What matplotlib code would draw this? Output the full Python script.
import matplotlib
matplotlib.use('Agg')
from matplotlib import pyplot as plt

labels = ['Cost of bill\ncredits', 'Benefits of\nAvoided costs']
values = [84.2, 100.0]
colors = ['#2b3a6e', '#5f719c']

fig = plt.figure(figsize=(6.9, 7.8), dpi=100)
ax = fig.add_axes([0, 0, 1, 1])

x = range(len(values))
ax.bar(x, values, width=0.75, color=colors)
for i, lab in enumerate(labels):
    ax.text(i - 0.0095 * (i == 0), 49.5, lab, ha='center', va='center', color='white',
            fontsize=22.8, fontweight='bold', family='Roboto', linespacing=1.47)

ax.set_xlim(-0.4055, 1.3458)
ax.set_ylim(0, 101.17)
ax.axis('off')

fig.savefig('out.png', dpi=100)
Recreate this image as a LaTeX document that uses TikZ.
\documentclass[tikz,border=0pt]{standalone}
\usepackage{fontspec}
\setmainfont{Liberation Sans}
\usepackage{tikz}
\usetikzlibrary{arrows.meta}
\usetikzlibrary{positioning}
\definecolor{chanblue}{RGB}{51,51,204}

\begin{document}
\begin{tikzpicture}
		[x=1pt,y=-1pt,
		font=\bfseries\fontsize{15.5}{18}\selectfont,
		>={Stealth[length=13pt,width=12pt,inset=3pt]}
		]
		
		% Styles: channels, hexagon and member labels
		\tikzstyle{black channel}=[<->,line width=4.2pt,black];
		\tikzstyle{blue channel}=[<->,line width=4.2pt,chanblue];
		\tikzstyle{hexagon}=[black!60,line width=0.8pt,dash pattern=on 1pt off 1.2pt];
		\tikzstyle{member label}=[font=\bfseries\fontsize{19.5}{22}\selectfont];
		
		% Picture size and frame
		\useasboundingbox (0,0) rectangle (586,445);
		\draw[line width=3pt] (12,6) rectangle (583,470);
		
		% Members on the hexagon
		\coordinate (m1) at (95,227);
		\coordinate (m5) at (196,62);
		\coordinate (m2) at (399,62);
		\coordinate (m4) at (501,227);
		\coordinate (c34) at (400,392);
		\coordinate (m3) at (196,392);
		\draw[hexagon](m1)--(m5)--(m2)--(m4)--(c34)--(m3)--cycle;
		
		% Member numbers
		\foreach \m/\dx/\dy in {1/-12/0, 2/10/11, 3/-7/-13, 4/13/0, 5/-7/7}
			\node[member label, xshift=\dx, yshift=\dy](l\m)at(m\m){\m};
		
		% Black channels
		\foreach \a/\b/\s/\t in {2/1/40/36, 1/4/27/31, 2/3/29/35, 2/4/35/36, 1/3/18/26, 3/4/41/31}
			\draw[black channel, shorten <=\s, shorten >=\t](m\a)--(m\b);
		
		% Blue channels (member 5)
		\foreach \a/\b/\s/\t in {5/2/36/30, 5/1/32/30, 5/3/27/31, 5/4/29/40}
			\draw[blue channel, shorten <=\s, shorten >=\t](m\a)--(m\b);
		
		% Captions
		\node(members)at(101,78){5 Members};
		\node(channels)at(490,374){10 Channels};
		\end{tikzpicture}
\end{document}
::::::::
▶ _Task details_: Lines from the top of the entries through the line with "colors = ['#2b3a6e', '#5f719c']" are to be transcribed exactly, and nothing more.

▶ _Task answer_:
What matplotlib code would draw this? Output the full Python script.
import matplotlib
matplotlib.use('Agg')
from matplotlib import pyplot as plt

labels = ['Cost of bill\ncredits', 'Benefits of\nAvoided costs']
values = [84.2, 100.0]
colors = ['#2b3a6e', '#5f719c']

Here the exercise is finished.